The Startling Reality: 82% of Businesses Crumble Due to Cash Flow, Not Profitability

That 82% figure from U.S. Bank is a brutal wake-up call, isn’t it? It’s not about how much you sell, but how effectively you manage the money flowing in and out. For years, I’ve seen promising startups, brimming with innovative products and services, collapse because they simply ran out of operating capital. They confused revenue with ready cash. My professional interpretation here is unequivocal: cash flow forecasting must be elevated to the absolute pinnacle of strategic planning. It’s not a finance department afterthought; it’s the lifeblood of your entire operation.

When we work with clients, our first deep dive isn’t into market share or product features; it’s into their burn rate, their accounts receivable cycle, and their payment terms. I had a client last year, a brilliant software development firm in Midtown Atlanta, near the Technology Square district. They were landing major contracts, but their payment terms were 90 days net. Meanwhile, their payroll and operational expenses were due every two weeks. They were profitable on paper, but their bank account was perpetually teetering on the brink. Our strategic intervention wasn’t about finding more clients; it was about renegotiating payment terms with existing clients and implementing a stricter collections process. We also introduced them to QuickBooks Online Advanced for real-time cash flow visibility, which, frankly, should be standard for any growing business. Without that strategic pivot, their growth would have been their undoing.

The Shrinking Lifespan: Fortune 500 Companies Last Under 20 Years on Average

The notion of a corporate behemoth enduring for centuries is increasingly a relic of the past. According to a report highlighted by AP News, the average tenure of companies on the Fortune 500 list has plummeted to less than 20 years. This isn’t just a fun fact; it’s a stark indicator of the relentless pace of market disruption and the absolute necessity for continuous strategic re-evaluation. My take? Static, five-year strategic plans are effectively obsolete. We’re in an era where strategy needs to be a living document, constantly tested, adapted, and even discarded if market conditions demand it.

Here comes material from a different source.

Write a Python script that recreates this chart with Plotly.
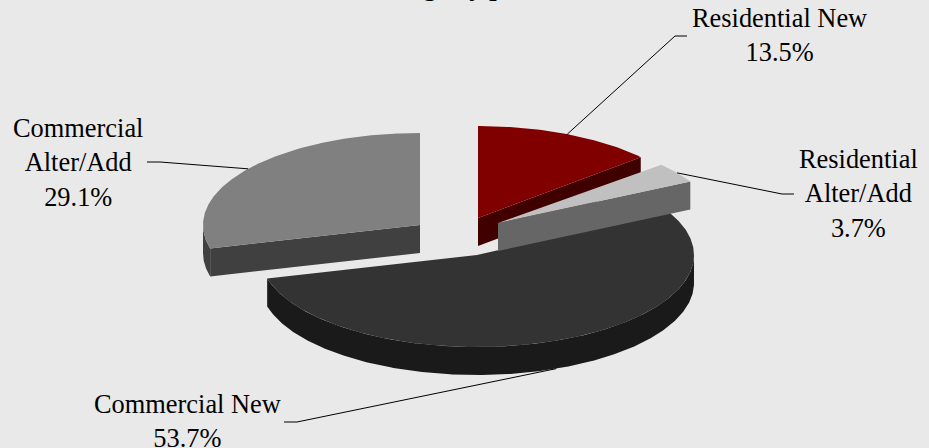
import math
import plotly.graph_objects as go

categories = ["Residential New", "Residential Alter/Add", "Commercial New", "Commercial Alter/Add"]
shares = [13.5, 3.7, 53.7, 29.1]
label_lines = [["Residential New"], ["Residential", "Alter/Add"], ["Commercial New"], ["Commercial", "Alter/Add"]]
top_colors = ["#800000", "#c0c0c0", "#333333", "#808080"]
side_colors = ["#400000", "#666666", "#1a1a1a", "#404040"]
title_text = "Percentage by permit"

# layout of the drawing, in pixels of the plot area
centers = [(478, 218), (498, 223), (477, 255), (420, 225)]
radii = [(217, 92), (218, 88), (217, 92), (217, 92)]
DEPTH = 28
label_pos = [(779, 2), (858, 143), (187, 388), (78, 112)]
elbows = [[(675, 36), (687, 36)], [(782, 194), (794, 194)], [(297, 422), (284, 422)], [(160, 162), (147, 162)]]
anchor_drop = [0, 0, DEPTH, 0]
BG = "#e9e9e9"
FONT = "Liberation Serif"
SIZE = 26.4


def pt(i, deg, dz=0):
    cx, cy = centers[i]
    a, b = radii[i]
    t = math.radians(deg)
    return cx + a * math.sin(t), cy - b * math.cos(t) + dz


def arc(i, d0, d1, dz=0):
    n = max(2, int(abs(d1 - d0) * 2))
    return [pt(i, d0 + (d1 - d0) * k / n, dz) for k in range(n + 1)]


def poly(points, color):
    return go.Scatter(
        x=[p[0] for p in points] + [points[0][0]],
        y=[p[1] for p in points] + [points[0][1]],
        mode="lines", line=dict(width=0, color=color),
        fill="toself", fillcolor=color, hoverinfo="skip", showlegend=False,
    )


total = sum(shares)
angles = []
acc = 0.0
for v in shares:
    angles.append((acc / total * 360, (acc + v) / total * 360))
    acc += v

fig = go.Figure()
for i in [2, 0, 3, 1]:
    d0, d1 = angles[i]
    apex = centers[i]
    # outer rim, where it faces the viewer
    r0, r1 = max(d0, 90), min(d1, 270)
    if r1 > r0:
        rim = arc(i, r0, r1) + arc(i, r1, r0, DEPTH)
        fig.add_trace(poly(rim, side_colors[i]))
    # cut face, where it faces the viewer
    if d1 < 180:
        e = pt(i, d1)
        fig.add_trace(poly([apex, e, (e[0], e[1] + DEPTH), (apex[0], apex[1] + DEPTH)], side_colors[i]))
    if d0 > 180:
        e = pt(i, d0)
        fig.add_trace(poly([apex, e, (e[0], e[1] + DEPTH), (apex[0], apex[1] + DEPTH)], side_colors[i]))
    fig.add_trace(poly([apex] + arc(i, d0, d1), top_colors[i]))

annotations = []
for i in range(4):
    mid = sum(angles[i]) / 2
    p = pt(i, mid, anchor_drop[i])
    path = [p] + elbows[i]
    fig.add_trace(go.Scatter(
        x=[q[0] for q in path], y=[q[1] for q in path], mode="lines",
        line=dict(color="#000000", width=1), hoverinfo="skip", showlegend=False,
    ))
    text = "<br>".join(label_lines[i] + [f"{shares[i]:.1f}%"])
    annotations.append(dict(
        x=label_pos[i][0], y=label_pos[i][1], xref="x", yref="y", text=text,
        showarrow=False, xanchor="center", yanchor="top", align="center",
        font=dict(family=FONT, size=SIZE, color="#000000"), borderpad=0,
    ))

annotations.append(dict(
    x=445, y=2, xref="x", yref="y", text=f"<b>{title_text}</b>",
    showarrow=False, xanchor="center", yanchor="bottom",
    font=dict(family=FONT, size=SIZE, color="#000000"), borderpad=0,
))

fig.update_layout(
    width=929, height=448, autosize=False,
    margin=dict(l=0, r=0, t=0, b=0),
    paper_bgcolor=BG, plot_bgcolor=BG,
    xaxis=dict(range=[0, 929], visible=False, fixedrange=True),
    yaxis=dict(range=[448, 0], visible=False, fixedrange=True),
    annotations=annotations, showlegend=False,
)
fig.write_html(
    "out.html", config=dict(displayModeBar=False),
    post_script="document.body.style.margin='0';document.body.style.overflow='hidden';"
                "document.documentElement.style.overflow='hidden';",
)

This data point screams for agility. Businesses that cling to rigid long-term plans without built-in mechanisms for rapid adjustment are signing their own death warrants. Think about Blockbuster versus Netflix. Blockbuster had a plan, a successful one for its time, but it failed to adapt its core strategy to emerging technology and changing consumer behavior. It’s not enough to be good at what you do today; you must be prepared to do something entirely different tomorrow. This means fostering a culture of experimentation, embracing iterative planning cycles (think quarterly or even monthly strategic sprints), and empowering teams to make decisions closer to the customer. We recommend tools like Asana or Trello Enterprise for our clients to manage these agile strategic initiatives, ensuring transparency and accountability across evolving priorities.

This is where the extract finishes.